Oh Great Prince, perhaps I was not clear. I said cannonization. I did not say that there were not previous texts floating around. In fact there were a lot of Christian texts in circulation...not all of which were deemed valid by mainline church members. Not all of the texts have survived. In the early years of the church there was no clear definition of Christianity...wittness the Gnostics, and the other heressies. Some Christians did not beleive in the divinity of Christ. It was no consistent understanding of what it was to be Christian.
You need to update your scholarship. First of all the Gnostics were not a Christian sect. They predate Christianity and are the product of a synchronistic view of Jewish apocalypticism and a Platonic anthropology. That they later adopted Christian characters into their texts does not make them Christian, simply one of many absorbent religions of the period. (see B. Pearson)
Further what you are describing are fringe groups that enjoyed neither popular nor geographically diverse support. While orthodox writers and communities exist from Persia to Gaul in the first two centuries of Christianity, such groups as the Ebionites, Marcionites, Montansists, and others are regionally centered and only marginally populated. Your Bauerian pluralistic view is a product of a post-modern historiography that is fundamentally ahistorical as it makes an argument from the absence of certain theorized documents.
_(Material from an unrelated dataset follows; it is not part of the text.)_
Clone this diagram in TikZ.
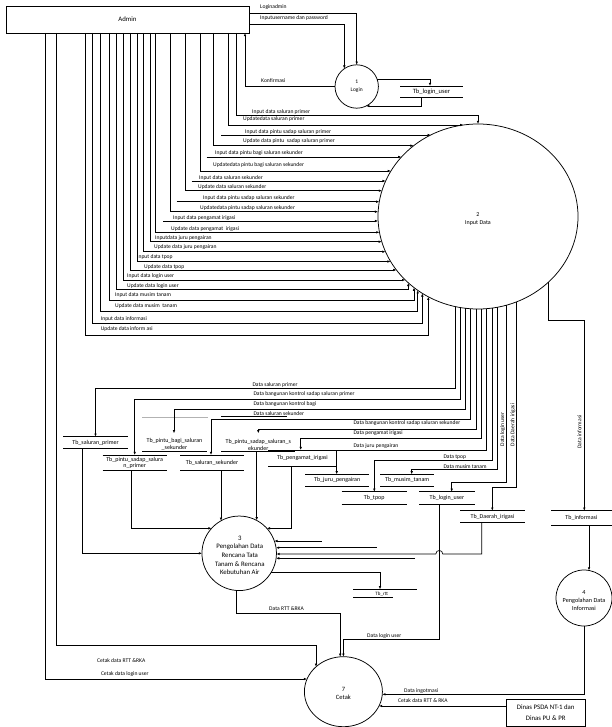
\documentclass[tikz,border=0pt]{standalone}
\usepackage{fontspec}
\setmainfont{Carlito}
\usetikzlibrary{arrows.meta,shapes.geometric}
\newcommand\bordY[7]{%
  \pgfmathsetmacro\myq{((#6)-(#3))/(#5)}%
  \pgfmathsetmacro\myp{(#2)+(#7)*(#4)*sqrt(max(0,1-\myq*\myq))}%
  \coordinate (#1) at (\myp,#6);}
\newcommand\bordX[7]{%
  \pgfmathsetmacro\myq{((#6)-(#2))/(#4)}%
  \pgfmathsetmacro\myp{(#3)+(#7)*(#5)*sqrt(max(0,1-\myq*\myq))}%
  \coordinate (#1) at (#6,\myp);}
\begin{document}
\begin{tikzpicture}[x=1pt,y=-1pt,
  ln/.style={line width=0.65pt},
  fl/.style={line width=0.65pt,-{Latex[length=3.2pt,width=2.6pt]}},
  lbl/.style={font=\fontsize{5.6}{6}\selectfont,inner sep=0pt,anchor=west},
  vlb/.style={font=\fontsize{5.6}{6}\selectfont,inner sep=0pt,rotate=90},
  stx/.style={font=\fontsize{6}{6.9}\selectfont,inner sep=0pt,outer sep=0pt,align=center},
  proc/.style={draw,ellipse,line width=0.75pt,inner sep=0pt,outer sep=0pt},
  ptx/.style={inner sep=0pt,align=center}]
\useasboundingbox (0,0) rectangle (612,727);

% ---------- entities and processes ----------
\node[draw,ln,minimum width=243pt,minimum height=27pt,inner sep=0pt,outer sep=0pt,anchor=north west,font=\fontsize{6.8}{7}\selectfont] (admin) at (6,6) {Admin};
\node[draw,ln,minimum width=78.6pt,minimum height=27.4pt,inner sep=0pt,outer sep=0pt,anchor=north west,align=center,font=\fontsize{6.8}{11}\selectfont] (dinas) at (506.4,699.3) {Dinas PSDA NT-1 dan\\Dinas PU \& PR};

\node[proc,minimum width=43.4pt,minimum height=43.4pt] (c1) at (356.7,86.5) {};
\node[ptx,font=\fontsize{5.5}{8.3}\selectfont] (c1t) at (356.7,86) {1\\Login};
\node[proc,minimum width=200pt,minimum height=185pt] (c2) at (478,216.5) {};
\node[ptx,font=\fontsize{6}{8.3}\selectfont] (c2t) at (478,219.2) {2\\Input Data};
\node[proc,minimum width=74.5pt,minimum height=74.5pt] (c3) at (239.2,553.3) {};
\node[ptx,font=\fontsize{6.8}{8.6}\selectfont] (c3t) at (239.8,555.3) {3\\Pengolahan Data\\Rencana Tata\\Tanam \& Rencana\\Kebutuhan Air};
\node[proc,minimum width=56pt,minimum height=56pt] (c4) at (584,598) {};
\node[ptx,font=\fontsize{6.2}{8}\selectfont] (c4t) at (584,600.5) {4\\Pengolahan Data\\Informasi};
\node[proc,minimum width=78pt,minimum height=70pt] (c7) at (343.4,691.7) {};
\node[ptx,font=\fontsize{6.5}{8}\selectfont] (c7t) at (343.4,693.3) {7\\Cetak};

% ---------- data stores ----------
\node[stx,minimum width=63pt,minimum height=11.7pt,font=\fontsize{6.5}{7}\selectfont] (s1) at (431.5,91.85) {Tb\_login\_user};
\node[stx,minimum width=64.4pt,minimum height=11.6pt] (s2) at (95.5,442.5) {Tb\_saluran\_primer};
\node[stx,minimum width=64pt,minimum height=15.7pt] (s3) at (134.7,462.85) {Tb\_pintu\_sadap\_salura\\n\_primer};
\node[stx,font=\fontsize{6}{7.6}\selectfont] (s4) at (174.5,444.5) {Tb\_pintu\_bagi\_saluran\\\_sekunder};
\node[stx,minimum width=64pt,minimum height=15pt] (s5) at (212,462.5) {Tb\_saluran\_sekunder};
\node[stx,font=\fontsize{6}{7.3}\selectfont] (s6) at (258.3,444.65) {Tb\_pintu\_sadap\_saluran\_s\\ekunder};
\node[stx,minimum width=68.4pt,minimum height=16pt] (s7) at (302.5,458) {Tb\_pengamat\_irigasi};
\node[stx,minimum width=64.3pt,minimum height=11.7pt] (s8) at (337.2,480.2) {Tb\_juru\_pengairan};
\node[stx,minimum width=54.3pt,minimum height=11.7pt] (s9) at (407.2,480.2) {Tb\_musim\_tanam};
\node[stx,minimum width=65pt,minimum height=12.3pt] (s10) at (374.2,497.9) {Tb\_tpop};
\node[stx,minimum width=56pt,minimum height=12.3pt] (s11) at (447,497.9) {Tb\_login\_user};
\node[stx,minimum width=65pt,minimum height=11.6pt] (s12) at (492.5,516.5) {Tb\_Daerah\_irigasi};
\node[stx,minimum width=60.7pt,minimum height=14.3pt] (s13) at (581.4,517.9) {Tb\_informasi};
\node[stx,font=\fontsize{5}{6}\selectfont] (s14) at (381.7,594) {Tb\_rtt};
\foreach \s in {s1,s2,s3,s5,s7,s8,s9,s10,s11,s12,s13}
  \draw[ln] (\s.north west) -- (\s.north east) (\s.south west) -- (\s.south east);
\draw[ln,gray!60] (142.3,417.7) -- (207.7,417.7);
\draw[ln] (142.3,451) -- (206.7,451);
\draw[ln] (221,416.7) -- (286.7,416.7);
\draw[ln] (221,451) -- (295,451);
\draw[ln] (353.3,589.3) -- (417.3,589.3);
\draw[ln] (353.3,597.3) -- (392.7,597.3);

% ---------- border points ----------
\foreach \n/\yy in {2/125,3/135,4/145.7,5/157,6/171,7/181,8/190.7,9/201.7,10/211.7,11/221,12/232.3,13/241.7,14/251.7,15/261.5,16/270,17/280}
  {\bordY{L\n}{478}{216.5}{100}{92.5}{\yy}{-1}}
\foreach \n/\xx in {18/408.3,19/414,20/417.7,21/422.3,22/428.3}
  {\bordX{B\n}{478}{216.5}{100}{92.5}{\xx}{1}}
\foreach \n/\xx in {1/455,2/460,3/465.3,4/470.7,5/476,6/481.7,7/486.7,8/492.3,9/497.3,10/506.7,11/516,12/548.3}
  {\bordX{D\n}{478}{216.5}{100}{92.5}{\xx}{1}}
\bordX{P1}{356.7}{86.5}{21.7}{21.7}{344.3}{-1}
\bordY{P2}{356.7}{86.5}{21.7}{21.7}{79.3}{1}
\bordY{P3}{356.7}{86.5}{21.7}{21.7}{106}{1}
\bordY{Q3}{239.2}{553.3}{37.25}{37.25}{528.3}{-1}
\bordX{Q5}{239.2}{553.3}{37.25}{37.25}{221}{-1}
\bordX{Q6}{239.2}{553.3}{37.25}{37.25}{256.7}{-1}
\bordY{Q7}{239.2}{553.3}{37.25}{37.25}{528.3}{1}
\bordY{Q8}{239.2}{553.3}{37.25}{37.25}{541}{1}
\bordY{Q9}{239.2}{553.3}{37.25}{37.25}{547.7}{1}
\bordY{Q10}{239.2}{553.3}{37.25}{37.25}{554}{1}
\bordY{Q11}{239.2}{553.3}{37.25}{37.25}{558.3}{1}
\bordY{Q12}{239.2}{553.3}{37.25}{37.25}{572.7}{1}
\bordX{Q13}{239.2}{553.3}{37.25}{37.25}{236.7}{1}
\bordX{T4}{584}{598}{28}{28}{589}{-1}
\bordX{R0}{343.4}{691.7}{39}{35}{316}{-1}
\bordY{R00}{343.4}{691.7}{39}{35}{679}{-1}
\bordX{R1}{343.4}{691.7}{39}{35}{340.2}{-1}
\bordY{R3}{343.4}{691.7}{39}{35}{694.3}{1}
\bordY{R4}{343.4}{691.7}{39}{35}{706}{1}
\coordinate (a4) at (174,433.3);
\coordinate (a6) at (258.3,433.3);
\coordinate (a14) at (380,589.3);

% ---------- login ----------
\draw[fl] (admin.east |- 0,13.3) -| (c1.north);
\draw[fl] (admin.east |- 0,24.3) -| (P1);
\draw[fl] (c1.west) -| (admin.south -| 245,0);
\draw[fl] (P2) -| (s1.north -| 430,0);
\draw[fl] (s1.south -| 421.7,0) |- (P3);
\node[lbl] (l01) at (260,6.7) {Loginadmin};
\node[lbl] (l02) at (260,18.3) {Inputusername dan password};
\node[lbl] (l03) at (261,81) {Konfirmasi};

% ---------- admin -> input data ----------
\draw[fl] (admin.south -| 236,0) |- (478,115) -- (c2.north);
\draw[fl] (admin.south -| 228,0) |- (L2);
\coordinate (f3) at (221,135); \draw[fl] (f3) -- (L3);
\draw[fl] (admin.south -| 213,0) |- (L4);
\coordinate (f5) at (206.7,157); \draw[fl] (f5) -- (L5);
\draw[fl] (admin.south -| 200,0) |- (L6);
\coordinate (f7) at (191.7,181); \draw[fl] (f7) -- (L7);
\draw[fl] (admin.south -| 185,0) |- (L8);
\coordinate (f9) at (176.7,201.7); \draw[fl] (f9) -- (L9);
\draw[fl] (admin.south -| 170,0) |- (L10);
\coordinate (f11) at (163.3,221); \draw[fl] (f11) -- (L11);
\draw[fl] (admin.south -| 155.7,0) |- (L12);
\draw[fl] (admin.south -| 150,0) |- (L13);
\draw[fl] (admin.south -| 143.3,0) |- (L14);
\draw[fl] (admin.south -| 137.3,0) |- (L15);
\draw[fl] (admin.south -| 130,0) |- (L16);
\draw[fl] (admin.south -| 123.3,0) |- (L17);
\draw[fl] (admin.south -| 116.7,0) |- (408.3,289.5) -- (B18);
\draw[fl] (admin.south -| 109.3,0) |- (414,300) -- (B19);
\draw[fl] (admin.south -| 100.7,0) |- (417.7,311) -- (B20);
\draw[fl] (admin.south -| 92.3,0) |- (422.3,323.5) -- (B21);
\draw[fl] (admin.south -| 85,0) |- (428.3,335) -- (B22);

\node[lbl] (m01) at (252,111.7) {Input data saluran primer};
\node[lbl] (m02) at (243,119.5) {Updatedata saluran primer};
\node[lbl] (m03) at (245,132) {Input data pintu sadap saluran primer};
\node[lbl] (m04) at (243,141.3) {Update data pintu\ \ sadap saluran primer};
\node[lbl] (m05) at (215,153.3) {Input data pintu bagi saluran sekunder};
\node[lbl] (m06) at (213,165) {Updatedata pintu bagi saluran sekunder};
\node[lbl] (m07) at (199,178.3) {Input data saluran sekunder};
\node[lbl] (m08) at (198,187.3) {Update data saluran sekunder};
\node[lbl] (m09) at (203,198.3) {Input data pintu sadap saluran sekunder};
\node[lbl] (m10) at (200,207.7) {Updatedata pintu sadap saluran sekunder};
\node[lbl] (m11) at (173,217.7) {Input data pengamat irigasi};
\node[lbl] (m12) at (171,229) {Update data pengamat\ \ irigasi};
\node[lbl] (m13) at (155,238) {Inputdata juru pengairan};
\node[lbl] (m14) at (154,247.3) {Update data juru pengairan};
\node[lbl] (m15) at (137,257.3) {Input data tpop};
\node[lbl] (m16) at (144,267.3) {Update data tpop};
\node[lbl] (m17) at (127,276) {Input data login user};
\node[lbl] (m18) at (127,285.7) {Update data login user};
\node[lbl] (m19) at (115,295) {Input data musim tanam};
\node[lbl] (m20) at (115,305.7) {Update data musim\ \ tanam};
\node[lbl] (m21) at (100.7,319) {Input data informasi};
\node[lbl] (m22) at (100.7,329.3) {Update data inform asi};

% ---------- input data -> stores ----------
\draw[fl] (D1) -- (455,388.3) -| (s2.north);
\draw[fl] (D2) -- (460,399) -| (s3.north);
\draw[fl] (D3) -- (465.3,409) -| (a4);
\draw[fl] (D4) -- (470.7,419.3) -| (s5.north -| 211,0);
\draw[fl] (D5) -- (476,429.3) -| (a6);
\draw[fl] (D6) -- (481.7,438.3) -| (s7.north -| 300.7,0);
\draw[fl] (D7) -- (486.7,450) -| (s8.north -| 336.7,0);
\draw[fl] (D8) -- (492.3,460) -| (s10.north -| 374.3,0);
\draw[fl] (D9) -- (497.3,469) -| (s9.north -| 411.7,0);
\draw[fl] (D10) -- (506.7,482) -| (s11.north -| 451.7,0);
\draw[fl] (D11) -- (516,487) -| (s12.north -| 492.3,0);
\draw[fl] (D12) -- (548.3,320) -| (s13.north -| 584.3,0);

\node[lbl] (n01) at (252.3,385) {Data saluran primer};
\node[lbl] (n02) at (253.3,394) {Data bangunan kontrol sadap saluran primer};
\node[lbl] (n03) at (253.3,404) {Data bangunan kontrol bagi};
\node[lbl] (n04) at (253.3,413.5) {Data saluran sekunder};
\node[lbl] (n05) at (353.3,423.3) {Data bangunan kontrol sadap saluran sekunder};
\node[lbl] (n06) at (353.3,433.3) {Data pengamat irigasi};
\node[lbl] (n07) at (353.3,446) {Data juru pengairan};
\node[lbl] (n08) at (443.3,457.3) {Data tpop};
\node[lbl] (n09) at (443.3,466.7) {Data musim tanam};
\node[vlb] (n10) at (502.7,429.3) {Data login user};
\node[vlb] (n11) at (512.8,425) {Data Daerah irigasi};
\node[vlb] (n12) at (579.5,432) {Data informasi};

% ---------- stores -> process 3 ----------
\draw[fl] (s2.south -| 82.3,0) |- (c3);
\draw[fl] (s3.south -| 131.7,0) |- (Q3);
\draw[fl] (s5.south -| 221,0) -- (Q5);
\draw[fl] (256.7,451) -- (Q6);
\draw[fl] (s7.south -| 291.7,0) |- (Q7);
\coordinate (g1) at (321.7,541); \draw[fl] (g1) -- (Q8);
\coordinate (g2) at (376.7,547.7); \draw[fl] (g2) -- (Q9);
\coordinate (g3) at (415,558.3); \draw[fl] (g3) -- (Q11);
\draw[fl] (s12.south -| 481.7,0) |- (442.8,554) .. controls (442.8,549.3) and (435.8,549.3) .. (435.8,554) -- (Q10);
\draw[fl] (Q12) -| (a14);

% ---------- to cetak ----------
\draw[fl] (Q13) |- (340.2,613.3) -- (R1);
\draw[fl] (s11.south -| 439.3,0) |- (343.4,639.3) -- (c7.north);
\draw[fl] (admin.south -| 56,0) |- (316,645.7) -- (R0);
\draw[fl] (admin.south -| 45,0) |- (R00);
\draw[fl] (s13.south -| 589,0) -- (T4);
\draw[fl] (c4.south) |- (R3);
\draw[fl] (dinas.west |- 0,706) -- (R4);

\node[lbl] (o01) at (269,609) {Data RTT \&RKA};
\node[lbl] (o02) at (367,636) {Data login user};
\node[lbl] (o03) at (97,661) {Cetak data RTT \&RKA};
\node[lbl] (o04) at (100.8,674) {Cetak data login user};
\node[lbl] (o05) at (404,690.7) {Data ingotmasi};
\node[lbl] (o06) at (398,700.7) {Cetak data RTT \& RKA};
\end{tikzpicture}
\end{document}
The Emperor Constintine commissioned 50 bibles six years after the Council of Nicea. These texts became the basis for the New Testiment. As you probably know, the New Testiment was an accumulation of earlier texts. As you may also know, the New Testiment has evolved over time...that means changed.
Constantine commissioned Bibles and that there was no debate over the contents speaks for, not against, the preexistant consensus on its contents. You could try, like so many failed popular historians, to argue that Constantine's overarching power prevented dissent, but even Eusebius, the most staunch of Constantine's supporters records instances, such as the deposition of Eustantius which caused riots in spite of the emperor's endorsement. Furthermore, though Constantine tried, he could not get the people of Alexandria to even admit Arius into their city. His power over the church was minimal.
Furthermore, you cannot argue that his publishing of those texts was the "basis" of the New Testament, rather it is necessarily the culmination as it is the final step in the what you consider the formalization of the canon (though no formal act exists).
And yes, the New Testament did evolve over time. However, strangely that evolution was not toward limiting the canon, excluding heterodoxical documents as you suggest. The evolution allowed into the canon what had previously been questionable books like 2 and 3 John, Jude, Philemon, and 2 Peter. That the evolution of the canon restricted other "Christian" literature from being accepted is not only fallacious, but the exact opposite of what is historically known about the development of the canon.
The text most protestants use is the King James Version. King James made some alterations to the text to express his views better.
Which is idiotic. The current trend both in scholarship and in popular use is the adoption of the Hortian 1881 edition of the New Testament which is based off of the oldest, most reliable texts as opposed to the 14th century texts of the Textus Receptus.
We celebrate the Sabbath on Sunday not Saturaday because of Constintine.
The Christians don't celebrate the Sabbath at all. For pre-Constantinian proofs of this, see Tertullian's Answer to the Jews, the Epistle of Barnabas, Justin's Dialogue with Trypho, Cyprian's Three Books of Testimony Against the Jews, Hippolytus, and so many more. For non-Christian sources, see Pliny.
Christians celebrate the Eucharist on Sunday because it is the day of the resurrection. This is based on the
biblical example of Acts 20:7 and 1 Corinthians 16:2. Here it says "κατα μιαν σαββατου" that is the distributive use of κατα indicating the first after the Sabbath, Sunday.
There is no public independent record of a conversion by Constintine to Christianity. Thre is a record of his association with Sol Invictus...its symbols are on his coins.
The only thing known to be kept by Constantine is the title of supreme priest. However, this does not negate his favoring, participation in, and endorsement of Christianity, and certainly does not negate his baptism.
I suggest you read a church history by someone who isn't a pop-culture historian. Try not buying books based on their shiny cover at Books-a-Million.